KI and AI tools in Production

,

Hello
I am very interested in the current AI tools.
I wanted to hear your experiences with the different tools and whether you use them just for fun or in a production.
In our company we already use AI in very different places in our production, be it to generate patches for clean ups or deepfakes or for dubbing.
I’m excited to see where the journey will take us and believe that we should take it seriously.

I look forward to your comments.

1 Like

I’ve been using Midjourney to create bits and pieces that I need for sky replacements, set extensions, etc. It gives me plenty of options for things that I can’t draw and can easily modify.

I use Nuke’s copycat for a bunch of roto and cleanup tasks if I have a high volume of shots. It’s not perfect but can get me 90% there if the volume of shots justifies the time to train, test, etc.

I’ve also been using Runway for really rough roto. I recently had some green screen shots where the talent had some green on their shirt. Runway gave me shitty (but totally adequate) mattes quickly.

Finally, I use @talosh’s amazing ML Timewarp tool, but I’m curious to try the new beta of Twixtor. If I can get similar results in an OFX it’s totally worth the money.

3 Likes

Does Twixtor work in the timeline now? I haven’t used it since the IRIX days when dinosaurs roamed the Earth.

2 Likes

I’ll letcha know!

2 Likes

Maybe ADSK has as surprise for us at NAB.

4 Likes

I suspect RevisionFX just has less to lose / less-scared lawyers.

3 Likes

I used Runway’s greenscreen to do rough roto up until recently, when I realized “Magic Mask” on Resolve provided a much better result, didn’t require me to send my footage out of house for processing, and didn’t require an additional subscription to use (we have a bazillion Resolve Studio licenses).

I have used Runway, and Stable Diffusion to make comp elements a few times Trees, graffiti, park benches, brick walls, etc. Back in the old days, everybody scanned elements like this were from art books and magazines, so I don’t think there’s too much of a difference.

2 Likes

I use stable diffusion all the time for clean up and matte paintings. I usually access it through A1111, DiffusionBee (low-key an amazing SD tool-set for mac) and Invoke.ai.

Pika labs and Genmo for abstract design elements.

AVC labs for up scaling video (great for anything with faces)

Runway for pretty much everything else

3 Likes

I tried using runway for some mattepainting/extension stuff, but I do not think they like me very much. This is what they returned

3 Likes

For rotoscoping, I often use the rotobrush in After Effects, especially for more complex scenes with hair details. Since it’s a bit heavy, I try to optimize it by downloading the resolution and increasing the matte again within Flame.

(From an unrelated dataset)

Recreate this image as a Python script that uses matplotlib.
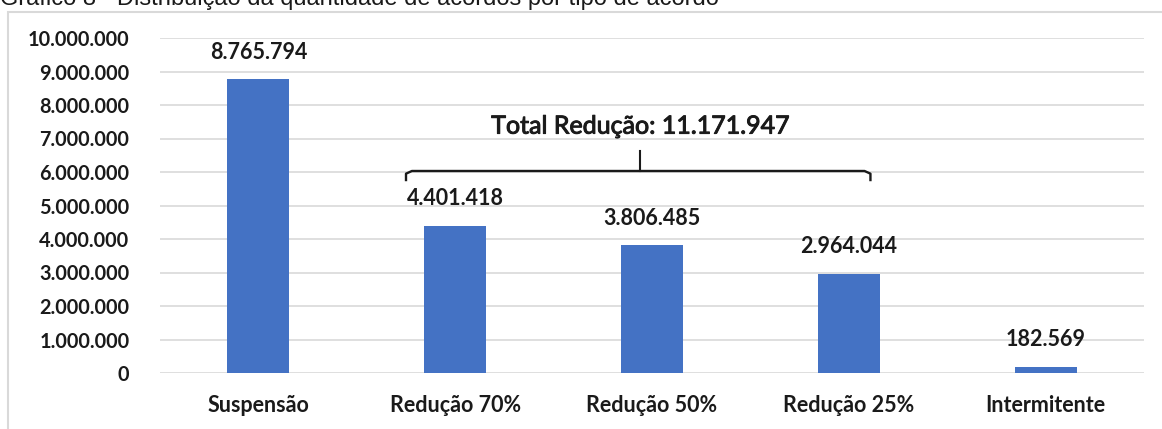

Midjourney and Stable Diffusion to generate environment frames, passing these results through Maginific AI for upscaling and improving details and textures. I also use Photoshop (web version when on Linux) for outpainting and cleanups.

For frame interpolation or morphing, TimewarpML and SimpleML tool when I need to train clean tracking points when dealing with numerous screen shots.